In recent years I have been working on a project researching climate change laws and policies – documenting over 1500 laws and policies globally, as well as climate change related law suits in almost 30 countries. It is a knowledge resource for parliamentarians, policymakers, researchers, and broader communities, to learn from each other, and improve national responses to climate change. We always get asked ‘But how do we know that these laws are good laws?’, so we are increasingly looking at the processes that surround the design, implementation and oversight of laws.
I now focus on issues of climate change governance: what institutions, information gathering mechanisms, and decision making processes, do countries put in place in order to plan, execute, and oversee their climate change laws and policies. We are trying to identify better practices or recurring obstacles, and illuminate those in order to inform better policymaking.
In the last few months I have joined the Transition Pathway Initiative – we research what efforts the most polluting, highest greenhouse gas emitting companies in the world do, to change their practices and transition to a low carbon economy. We provide institutional investors (and anyone else, as our data and analysis are always open access) with information that supports their strategic investment decisions, and enables them to engage with these companies to accelerate and shape this transition.
What attracted you to this area of research?
I like a challenge: when you address climate change you are also dealing with health, poverty, human rights, gender, you name it – the social activist’s all-in-one dream.
I’m also an optimist - I don’t only think that climate change is the most pressing challenge of our time, but actually believe we can do something about it.
Finally, I’m a big fan of questioning assumptions, and dealing with climate change requires us to revisit them all: how we live, what we eat, what are we willing to overlook, who we leave behind when the house is burning.
How will your research improve or have a wider impact on society?
We can’t fix climate change without robust, intelligent, well-informed, and rigorously-implemented policymaking. I am in the business of supporting such policymaking, alongside many others. Part of my work is direct engagement with parliamentarians and policymakers, which is an opportunity to take the work off paper and into the real world.
What do you hope to do career-wise, long term?
More of this. Throughout my career I have always created, curated, and brokered knowledge to decision makers so they could make better decisions. I think that on bigger scales, perhaps on broader agendas, that is what I want to continue doing. I have no idea what that might look like in terms of a job, but I’m loving the journey.
What are your top three tips to prospective students on the most effective way to approach research and keep stress levels down?
First, unlearn everything you know, and make no assumptions. Not about the outcome of your research, not about the people you are going to interview, not about where you will be in five years’ time. Look at everything with fresh eyes and an open heart.

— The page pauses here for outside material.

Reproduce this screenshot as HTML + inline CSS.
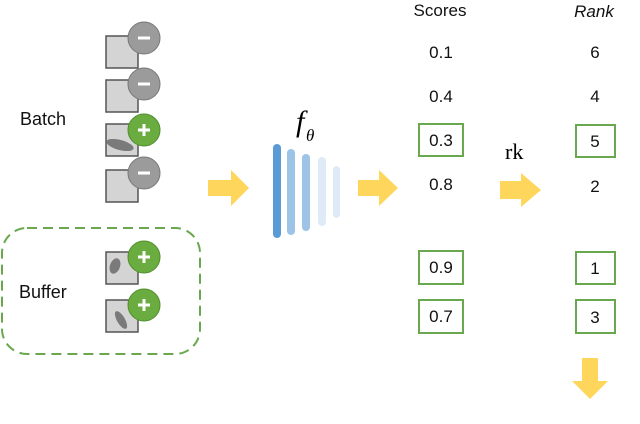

Second, surround yourself by a support network. People to talk to, about and not about your work, people who remind you to eat (or better, bring you food), who believe in you, pull you up, and don’t complain if you disappear for weeks at a time.
Thirdly, I cannot understate the importance of meditation and midday naps in the library.
What resources are available at LSE to help young researchers?
More experienced researchers who’ve seen it all. Other young researchers who are seeing it for the first time. The PhD Academy and TLC run some great workshops.
What do you enjoy most about studying at LSE?
Being surrounded by mind-blowingly inspirational people, who want to make a real difference to more than their bank account.